Kuhn also tangled with pitcher Jim Bouton, describing Bouton’s book “Ball Four,” as “detrimental to baseball” and demanding that Bouton retract it.
Kuhn also inserted himself into Hank Aaron’s chase of Babe Ruth’s home run record. Then, when the feat was accomplished, he appeared to snub it.
Aaron, who was playing for the Atlanta Braves, started the 1974 season with 713 homers, one shy of the record. The Braves wanted Aaron to tie and break the record at home and were planning to not play him in the opening series at Cincinnati. Kuhn, however, ordered Braves Manager Eddie Mathews to play Aaron in at least two of the three road games.
Aaron tied the record in his first at-bat in Cincinnati but didn’t hit another homer in the series. Then, when the club returned to Atlanta, he hit No. 715 in the fourth inning of the series opener against the Los Angeles Dodgers.
Kuhn was not in the stands.
Kuhn was in the stands, though, for the 1976 World Series, between the Yankees and the Cincinnati Reds. Cincinnati won the afternoon opener on a chilly Saturday, 5-1, and Sunday came up even colder. As it happened, Sunday’s game was to be the first weekend Series game played at night, and when the sun went down, it got even colder.

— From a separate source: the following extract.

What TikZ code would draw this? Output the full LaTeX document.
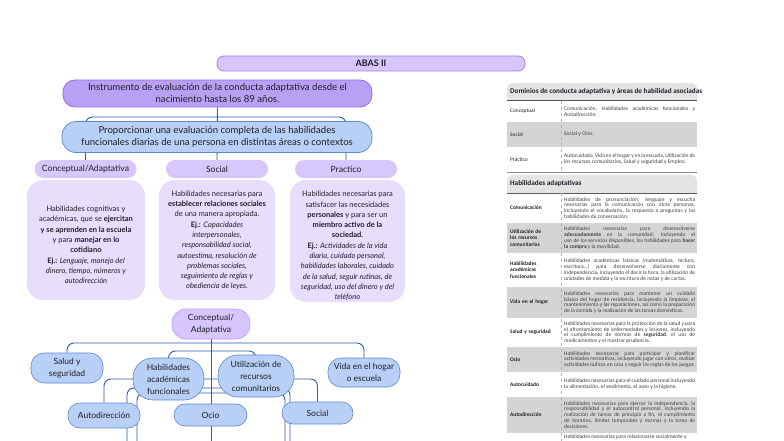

Fans bundled against the 40-degree chill, but Kuhn sat nonchalantly in his suit coat, drawing questioning stares, snickers and the ire of Cincinnati General Manager Bob Howsam, who had ripped the idea of moving World Series starting times to avoid conflicting with National Football League games on television.
Kuhn protested that he had not sold out to TV but later acknowledged that he had worn thermal underwear beneath his suit.
Kuhn also ordered that Game 6 of the 1982 World Series, between the Milwaukee Brewers and the Cardinals, be played to its conclusion, despite torrential downpours in St. Louis. Delays interrupted the game for 2 1/2 hours, but it eventually was completed, near midnight, a 4-1 Cardinals victory.
Many of the 53,723 fans had long since gone home, but Kuhn sat in the stands through the rain delays and stayed till the end.
By then, though, the owners who had hired him had had enough of Kuhn. A strike in 1981 -- the fifth work stoppage under Kuhn -- took most of the season, and on Nov. 1, 1982, a vote by owners failed to give him the 75% approval he needed for another term. He finished his term and served another season as baseball waited for his successor, Peter Ueberroth, to give the world the 1984 Los Angeles Olympics.
Ueberroth succeeded Kuhn on Oct. 1, 1984.
Kuhn returned to law practice.
He was born Bowie Kent Kuhn -- named for ancestor Jim Bowie, legendary adventurer and inventor of the Bowie knife -- in Takoma Park, Md., on Oct. 26, 1926.
Kuhn grew up in Washington, D.C., an avid fan of the original Washington Senators, graduated from Princeton and got his law degree from the University of Virginia.
Said Ueberroth, now chairman of the U.S. Olympic Committee: “As commissioner of Major League Baseball, Bowie was instrumental in expanding the visibility and popularity of the sport worldwide.
“He brought order to Major League Baseball and his many contributions to the growth of the game will serve as an enduring legacy. Bowie was a great commissioner, and in my opinion he belongs in the Hall of Fame.”
Kuhn had his own opinion.
“You’ve got to develop a sense of humor,” he said. “You have to be able to stand back and laugh. That’s invaluable, or you’re apt to go slightly balmy.”
He is survived by his wife, Luisa; son, Stephen Kuhn; daughter, Alex Bower; and stepsons, Paul and George Degener.